* [Material to process]:
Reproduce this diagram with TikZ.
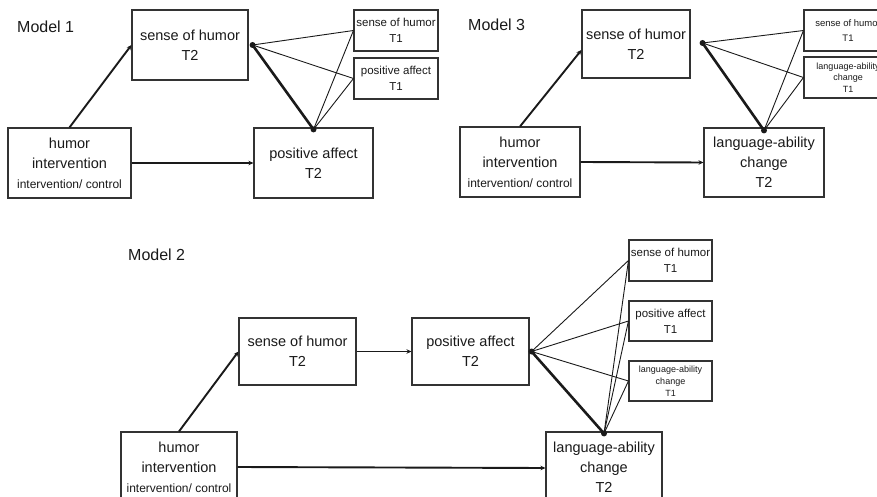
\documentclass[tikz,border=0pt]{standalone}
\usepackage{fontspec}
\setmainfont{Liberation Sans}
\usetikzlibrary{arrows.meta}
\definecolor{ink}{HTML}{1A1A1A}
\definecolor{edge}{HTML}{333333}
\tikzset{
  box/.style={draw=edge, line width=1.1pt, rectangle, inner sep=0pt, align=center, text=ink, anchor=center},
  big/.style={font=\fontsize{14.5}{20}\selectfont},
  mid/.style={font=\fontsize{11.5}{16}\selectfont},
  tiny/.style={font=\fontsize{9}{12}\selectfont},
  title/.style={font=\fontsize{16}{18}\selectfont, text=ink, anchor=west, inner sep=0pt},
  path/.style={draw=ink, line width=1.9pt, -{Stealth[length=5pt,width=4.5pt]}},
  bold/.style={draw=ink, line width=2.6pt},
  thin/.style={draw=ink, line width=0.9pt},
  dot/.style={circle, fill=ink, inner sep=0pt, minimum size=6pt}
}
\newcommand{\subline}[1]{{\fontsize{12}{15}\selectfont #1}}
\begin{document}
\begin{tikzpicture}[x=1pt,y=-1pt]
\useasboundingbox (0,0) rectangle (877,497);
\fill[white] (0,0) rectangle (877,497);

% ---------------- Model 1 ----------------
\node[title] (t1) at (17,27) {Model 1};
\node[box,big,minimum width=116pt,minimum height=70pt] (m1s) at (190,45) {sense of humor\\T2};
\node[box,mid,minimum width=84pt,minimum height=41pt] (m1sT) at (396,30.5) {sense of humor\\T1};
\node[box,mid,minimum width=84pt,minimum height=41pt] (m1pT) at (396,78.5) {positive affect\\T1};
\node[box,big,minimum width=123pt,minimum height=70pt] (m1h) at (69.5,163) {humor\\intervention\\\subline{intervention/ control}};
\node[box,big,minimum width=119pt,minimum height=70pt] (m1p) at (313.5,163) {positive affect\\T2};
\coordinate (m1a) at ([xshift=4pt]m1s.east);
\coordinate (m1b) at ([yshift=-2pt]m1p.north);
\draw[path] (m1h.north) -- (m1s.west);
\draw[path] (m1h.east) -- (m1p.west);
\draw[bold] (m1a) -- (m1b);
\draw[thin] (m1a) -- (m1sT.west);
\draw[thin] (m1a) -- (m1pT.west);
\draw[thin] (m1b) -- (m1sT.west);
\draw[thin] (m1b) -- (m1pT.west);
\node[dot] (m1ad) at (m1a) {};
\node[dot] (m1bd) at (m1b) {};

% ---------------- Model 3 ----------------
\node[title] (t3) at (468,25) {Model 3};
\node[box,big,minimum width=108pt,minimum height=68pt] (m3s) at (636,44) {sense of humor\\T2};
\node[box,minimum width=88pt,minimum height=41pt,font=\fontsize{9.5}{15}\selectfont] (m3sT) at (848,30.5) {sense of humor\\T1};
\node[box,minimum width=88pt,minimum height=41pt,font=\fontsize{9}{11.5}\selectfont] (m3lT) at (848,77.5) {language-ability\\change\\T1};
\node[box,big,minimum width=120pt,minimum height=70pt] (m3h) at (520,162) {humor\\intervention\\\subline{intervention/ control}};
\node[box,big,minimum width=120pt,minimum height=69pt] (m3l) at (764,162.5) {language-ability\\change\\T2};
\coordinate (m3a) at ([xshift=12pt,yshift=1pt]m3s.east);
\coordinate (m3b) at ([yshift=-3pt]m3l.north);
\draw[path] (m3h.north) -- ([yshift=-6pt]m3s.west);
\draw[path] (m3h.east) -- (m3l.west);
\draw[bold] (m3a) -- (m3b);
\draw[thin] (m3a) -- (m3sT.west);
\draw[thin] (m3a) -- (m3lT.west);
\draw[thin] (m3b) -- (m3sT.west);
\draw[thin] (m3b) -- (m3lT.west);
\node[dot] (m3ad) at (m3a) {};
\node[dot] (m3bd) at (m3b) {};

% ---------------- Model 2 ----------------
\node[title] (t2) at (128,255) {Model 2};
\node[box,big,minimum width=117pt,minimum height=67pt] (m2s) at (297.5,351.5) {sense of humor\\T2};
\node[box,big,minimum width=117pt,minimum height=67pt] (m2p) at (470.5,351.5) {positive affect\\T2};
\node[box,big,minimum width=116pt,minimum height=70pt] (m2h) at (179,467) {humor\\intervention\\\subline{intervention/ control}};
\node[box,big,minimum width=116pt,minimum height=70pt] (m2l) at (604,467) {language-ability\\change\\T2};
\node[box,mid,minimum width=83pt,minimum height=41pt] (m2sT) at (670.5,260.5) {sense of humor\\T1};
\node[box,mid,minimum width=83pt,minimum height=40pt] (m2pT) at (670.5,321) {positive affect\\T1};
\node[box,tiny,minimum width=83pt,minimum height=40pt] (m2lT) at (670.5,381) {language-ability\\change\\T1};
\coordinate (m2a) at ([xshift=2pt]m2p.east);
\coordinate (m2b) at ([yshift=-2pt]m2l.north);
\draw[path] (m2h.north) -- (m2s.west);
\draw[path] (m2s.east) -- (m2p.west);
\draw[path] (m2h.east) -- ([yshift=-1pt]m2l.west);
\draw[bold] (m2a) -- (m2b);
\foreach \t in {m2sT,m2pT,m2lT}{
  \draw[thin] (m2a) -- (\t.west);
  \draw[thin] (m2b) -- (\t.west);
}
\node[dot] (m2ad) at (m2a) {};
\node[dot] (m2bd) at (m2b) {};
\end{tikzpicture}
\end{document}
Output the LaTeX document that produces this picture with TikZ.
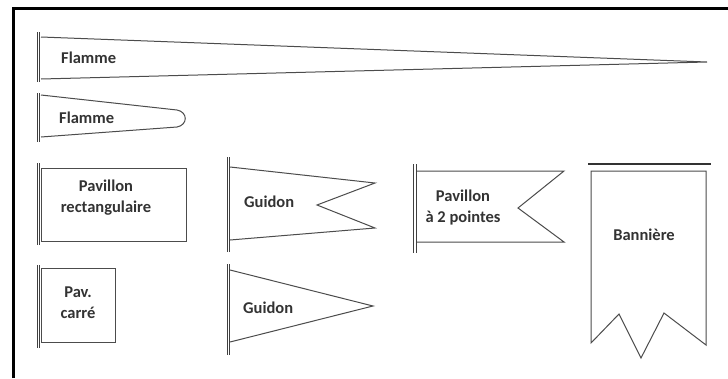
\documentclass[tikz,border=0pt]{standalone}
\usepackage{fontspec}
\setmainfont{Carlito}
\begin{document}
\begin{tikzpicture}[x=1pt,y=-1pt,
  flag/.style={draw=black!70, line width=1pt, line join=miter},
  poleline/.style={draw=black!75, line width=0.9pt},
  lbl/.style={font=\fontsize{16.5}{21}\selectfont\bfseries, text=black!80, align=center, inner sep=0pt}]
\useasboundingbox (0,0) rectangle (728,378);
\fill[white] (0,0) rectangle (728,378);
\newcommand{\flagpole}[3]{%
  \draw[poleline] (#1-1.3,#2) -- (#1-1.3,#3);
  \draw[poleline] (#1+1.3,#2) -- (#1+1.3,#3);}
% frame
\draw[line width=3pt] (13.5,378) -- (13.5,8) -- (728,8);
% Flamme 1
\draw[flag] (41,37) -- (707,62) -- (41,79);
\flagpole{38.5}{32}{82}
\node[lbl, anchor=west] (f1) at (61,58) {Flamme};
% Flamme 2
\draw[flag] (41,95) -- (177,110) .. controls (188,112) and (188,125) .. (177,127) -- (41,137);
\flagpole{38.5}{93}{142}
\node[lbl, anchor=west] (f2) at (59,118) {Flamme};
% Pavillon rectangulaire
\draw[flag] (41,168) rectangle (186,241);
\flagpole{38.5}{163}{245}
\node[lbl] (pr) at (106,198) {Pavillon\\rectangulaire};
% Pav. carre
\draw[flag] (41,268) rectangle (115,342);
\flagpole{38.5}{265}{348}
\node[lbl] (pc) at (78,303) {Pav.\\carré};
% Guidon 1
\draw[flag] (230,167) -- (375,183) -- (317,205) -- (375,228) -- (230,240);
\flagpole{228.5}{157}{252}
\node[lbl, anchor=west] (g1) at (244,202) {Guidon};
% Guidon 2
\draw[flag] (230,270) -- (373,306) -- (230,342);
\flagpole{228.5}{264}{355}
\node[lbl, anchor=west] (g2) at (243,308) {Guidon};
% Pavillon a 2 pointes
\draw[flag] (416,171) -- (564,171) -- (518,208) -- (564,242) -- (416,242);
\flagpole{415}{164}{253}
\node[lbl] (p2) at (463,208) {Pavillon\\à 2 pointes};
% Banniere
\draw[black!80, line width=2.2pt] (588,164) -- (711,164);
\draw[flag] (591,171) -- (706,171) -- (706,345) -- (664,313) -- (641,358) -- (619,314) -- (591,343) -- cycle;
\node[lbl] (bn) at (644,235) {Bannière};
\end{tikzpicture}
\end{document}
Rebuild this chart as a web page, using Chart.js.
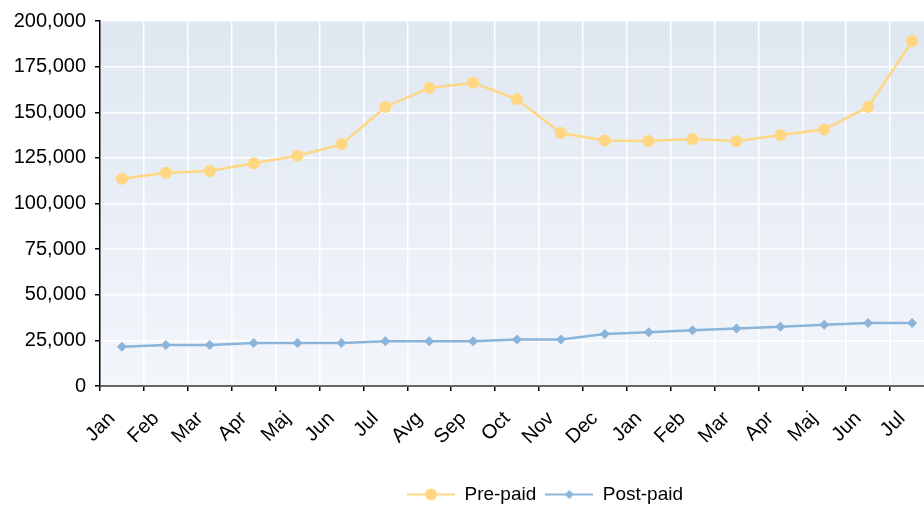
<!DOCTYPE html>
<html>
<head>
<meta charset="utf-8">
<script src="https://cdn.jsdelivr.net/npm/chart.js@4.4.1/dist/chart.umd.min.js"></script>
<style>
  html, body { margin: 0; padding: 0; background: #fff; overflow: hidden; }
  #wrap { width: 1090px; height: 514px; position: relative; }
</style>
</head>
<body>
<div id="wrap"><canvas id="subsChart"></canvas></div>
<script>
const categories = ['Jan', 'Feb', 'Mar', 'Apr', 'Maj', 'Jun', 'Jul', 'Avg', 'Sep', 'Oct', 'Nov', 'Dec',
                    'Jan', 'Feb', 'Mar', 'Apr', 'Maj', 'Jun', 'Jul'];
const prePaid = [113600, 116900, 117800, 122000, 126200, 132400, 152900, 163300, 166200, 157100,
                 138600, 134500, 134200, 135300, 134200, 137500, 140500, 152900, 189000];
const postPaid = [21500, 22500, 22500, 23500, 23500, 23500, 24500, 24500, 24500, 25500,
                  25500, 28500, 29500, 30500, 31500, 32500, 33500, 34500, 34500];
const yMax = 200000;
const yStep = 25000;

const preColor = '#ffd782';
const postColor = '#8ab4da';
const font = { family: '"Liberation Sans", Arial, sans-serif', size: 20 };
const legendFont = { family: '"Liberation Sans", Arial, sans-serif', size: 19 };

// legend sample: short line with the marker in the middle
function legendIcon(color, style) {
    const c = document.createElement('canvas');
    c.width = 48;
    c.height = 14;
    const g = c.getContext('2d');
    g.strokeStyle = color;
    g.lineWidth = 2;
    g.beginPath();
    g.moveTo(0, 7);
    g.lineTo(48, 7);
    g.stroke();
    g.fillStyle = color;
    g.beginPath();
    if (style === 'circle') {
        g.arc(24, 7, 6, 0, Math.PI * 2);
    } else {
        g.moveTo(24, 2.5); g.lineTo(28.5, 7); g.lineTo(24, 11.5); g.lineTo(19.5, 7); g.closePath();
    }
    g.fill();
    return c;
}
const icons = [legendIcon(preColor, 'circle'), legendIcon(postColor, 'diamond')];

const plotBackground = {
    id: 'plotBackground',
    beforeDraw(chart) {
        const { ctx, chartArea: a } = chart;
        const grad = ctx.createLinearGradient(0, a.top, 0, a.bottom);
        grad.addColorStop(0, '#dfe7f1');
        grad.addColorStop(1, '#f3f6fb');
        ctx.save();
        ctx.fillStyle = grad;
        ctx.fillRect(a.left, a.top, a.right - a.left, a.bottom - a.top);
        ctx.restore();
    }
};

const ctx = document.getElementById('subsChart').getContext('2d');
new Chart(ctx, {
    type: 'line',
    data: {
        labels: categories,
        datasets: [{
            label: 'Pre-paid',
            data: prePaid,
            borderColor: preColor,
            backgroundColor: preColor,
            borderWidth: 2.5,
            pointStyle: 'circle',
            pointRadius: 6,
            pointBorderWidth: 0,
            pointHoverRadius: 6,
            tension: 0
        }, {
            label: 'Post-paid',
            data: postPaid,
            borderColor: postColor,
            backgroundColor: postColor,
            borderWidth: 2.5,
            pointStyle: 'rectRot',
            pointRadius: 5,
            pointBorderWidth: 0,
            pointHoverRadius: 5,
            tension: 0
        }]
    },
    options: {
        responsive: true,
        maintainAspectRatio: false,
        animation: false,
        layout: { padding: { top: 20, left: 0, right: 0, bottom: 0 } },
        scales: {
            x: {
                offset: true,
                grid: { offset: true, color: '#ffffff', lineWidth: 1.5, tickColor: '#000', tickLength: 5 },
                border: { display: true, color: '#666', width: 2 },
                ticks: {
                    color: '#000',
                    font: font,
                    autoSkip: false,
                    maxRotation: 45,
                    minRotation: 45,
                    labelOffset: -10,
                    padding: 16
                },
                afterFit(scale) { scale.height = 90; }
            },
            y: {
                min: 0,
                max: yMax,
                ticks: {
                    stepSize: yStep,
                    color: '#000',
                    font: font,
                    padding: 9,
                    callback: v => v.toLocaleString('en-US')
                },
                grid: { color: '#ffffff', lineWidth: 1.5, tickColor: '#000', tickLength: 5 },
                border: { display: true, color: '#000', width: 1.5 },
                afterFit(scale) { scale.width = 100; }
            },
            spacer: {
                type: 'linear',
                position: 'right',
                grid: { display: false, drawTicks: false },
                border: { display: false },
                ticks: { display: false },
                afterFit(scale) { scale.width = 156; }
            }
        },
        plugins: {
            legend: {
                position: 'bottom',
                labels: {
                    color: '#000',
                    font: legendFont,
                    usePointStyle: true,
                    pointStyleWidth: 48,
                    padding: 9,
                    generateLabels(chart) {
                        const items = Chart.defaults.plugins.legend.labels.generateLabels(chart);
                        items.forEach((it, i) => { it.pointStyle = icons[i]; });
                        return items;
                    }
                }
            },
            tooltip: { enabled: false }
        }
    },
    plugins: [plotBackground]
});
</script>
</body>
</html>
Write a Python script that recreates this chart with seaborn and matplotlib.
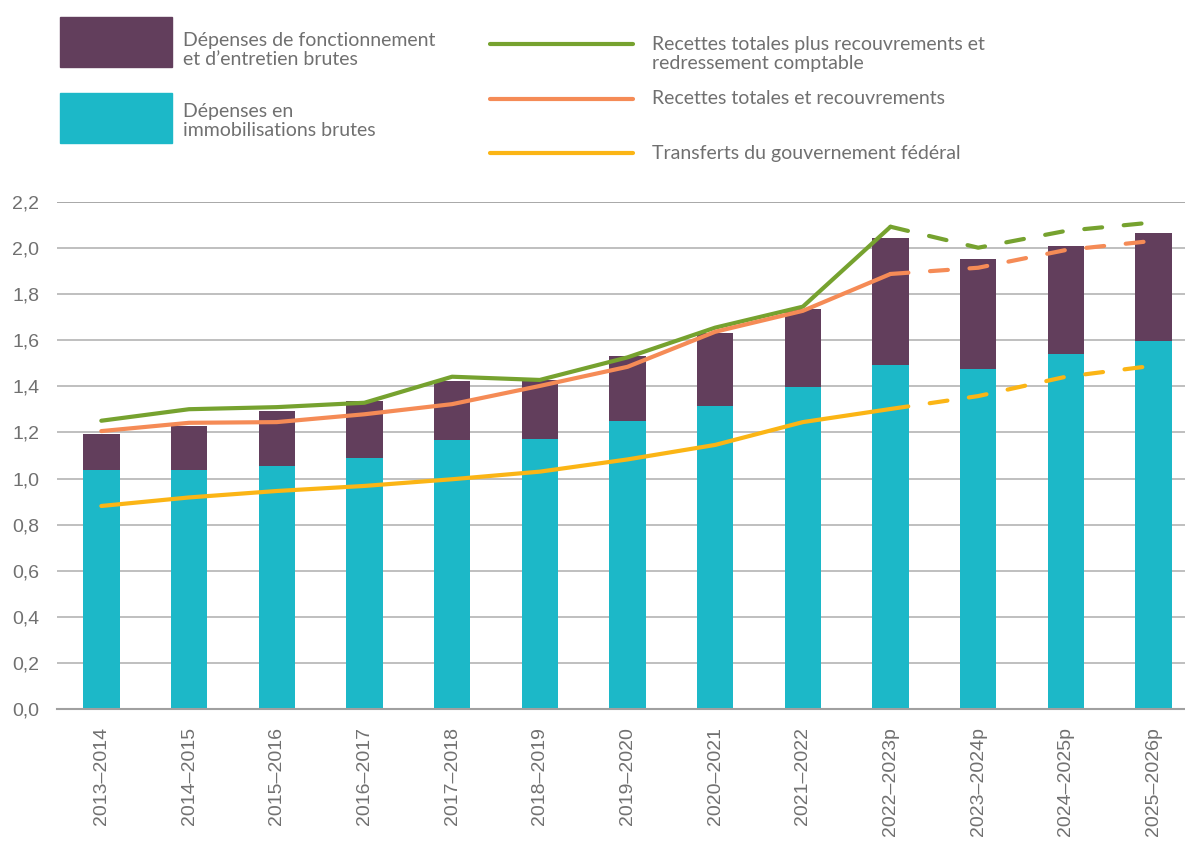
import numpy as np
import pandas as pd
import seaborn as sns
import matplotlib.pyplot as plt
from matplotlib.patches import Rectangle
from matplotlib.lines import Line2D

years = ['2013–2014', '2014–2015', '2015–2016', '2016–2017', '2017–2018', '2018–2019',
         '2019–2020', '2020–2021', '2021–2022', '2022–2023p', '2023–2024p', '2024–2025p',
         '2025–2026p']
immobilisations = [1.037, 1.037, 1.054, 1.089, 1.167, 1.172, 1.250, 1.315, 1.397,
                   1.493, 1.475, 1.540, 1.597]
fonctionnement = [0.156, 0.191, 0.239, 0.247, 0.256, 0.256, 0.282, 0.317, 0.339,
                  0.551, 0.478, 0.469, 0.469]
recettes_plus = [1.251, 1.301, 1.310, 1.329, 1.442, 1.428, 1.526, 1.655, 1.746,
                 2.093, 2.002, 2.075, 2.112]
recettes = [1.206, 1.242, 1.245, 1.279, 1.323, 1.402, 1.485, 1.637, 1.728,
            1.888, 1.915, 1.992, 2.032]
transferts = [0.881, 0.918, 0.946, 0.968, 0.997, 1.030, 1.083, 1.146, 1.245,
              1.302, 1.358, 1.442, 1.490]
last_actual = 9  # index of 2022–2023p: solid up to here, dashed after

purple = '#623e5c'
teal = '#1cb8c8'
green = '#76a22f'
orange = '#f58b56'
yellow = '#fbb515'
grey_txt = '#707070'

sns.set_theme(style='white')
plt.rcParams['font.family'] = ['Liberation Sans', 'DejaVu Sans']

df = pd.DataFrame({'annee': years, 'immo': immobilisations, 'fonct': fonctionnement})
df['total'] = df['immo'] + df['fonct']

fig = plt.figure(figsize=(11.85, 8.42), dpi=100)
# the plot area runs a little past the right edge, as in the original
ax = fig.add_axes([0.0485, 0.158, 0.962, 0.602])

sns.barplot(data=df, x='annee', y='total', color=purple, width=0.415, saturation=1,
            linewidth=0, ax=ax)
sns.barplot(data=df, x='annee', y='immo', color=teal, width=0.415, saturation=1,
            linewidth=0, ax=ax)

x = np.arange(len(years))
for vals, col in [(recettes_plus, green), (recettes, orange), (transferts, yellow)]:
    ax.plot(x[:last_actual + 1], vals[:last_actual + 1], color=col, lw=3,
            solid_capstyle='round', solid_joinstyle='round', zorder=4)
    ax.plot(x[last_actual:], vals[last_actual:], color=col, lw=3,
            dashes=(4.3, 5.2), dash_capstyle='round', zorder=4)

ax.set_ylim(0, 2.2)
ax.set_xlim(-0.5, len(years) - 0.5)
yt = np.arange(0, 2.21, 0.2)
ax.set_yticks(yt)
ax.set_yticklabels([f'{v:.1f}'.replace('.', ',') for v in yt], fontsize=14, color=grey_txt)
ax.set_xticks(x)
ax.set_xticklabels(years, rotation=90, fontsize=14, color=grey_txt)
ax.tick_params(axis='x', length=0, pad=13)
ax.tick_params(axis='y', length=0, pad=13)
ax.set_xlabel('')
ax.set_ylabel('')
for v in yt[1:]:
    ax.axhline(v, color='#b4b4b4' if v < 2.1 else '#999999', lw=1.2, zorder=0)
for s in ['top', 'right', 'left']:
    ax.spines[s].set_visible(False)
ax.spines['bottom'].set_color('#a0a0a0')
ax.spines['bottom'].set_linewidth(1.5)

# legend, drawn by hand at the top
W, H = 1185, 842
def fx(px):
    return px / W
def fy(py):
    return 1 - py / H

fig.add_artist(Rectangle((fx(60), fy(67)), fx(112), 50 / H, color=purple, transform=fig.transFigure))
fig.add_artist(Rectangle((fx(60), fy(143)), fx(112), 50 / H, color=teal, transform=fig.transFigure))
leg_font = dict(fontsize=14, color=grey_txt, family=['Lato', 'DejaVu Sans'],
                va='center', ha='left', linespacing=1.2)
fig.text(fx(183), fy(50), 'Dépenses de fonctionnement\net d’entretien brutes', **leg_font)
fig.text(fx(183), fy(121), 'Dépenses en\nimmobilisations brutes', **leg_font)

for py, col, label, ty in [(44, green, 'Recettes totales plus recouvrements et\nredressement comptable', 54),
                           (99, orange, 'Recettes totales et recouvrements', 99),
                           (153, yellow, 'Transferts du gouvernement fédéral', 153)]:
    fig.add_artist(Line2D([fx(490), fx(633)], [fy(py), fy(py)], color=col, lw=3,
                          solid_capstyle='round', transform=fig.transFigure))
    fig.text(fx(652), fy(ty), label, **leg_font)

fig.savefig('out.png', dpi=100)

* [Given problem]:
In the records above, find the line with "Write a Python" and the line with "from matplotlib.lines import Line2D", then restate word for word only those two lines and all lines between, omitting pictures.

* [Result]:
Write a Python script that recreates this chart with seaborn and matplotlib.
import numpy as np
import pandas as pd
import seaborn as sns
import matplotlib.pyplot as plt
from matplotlib.patches import Rectangle
from matplotlib.lines import Line2D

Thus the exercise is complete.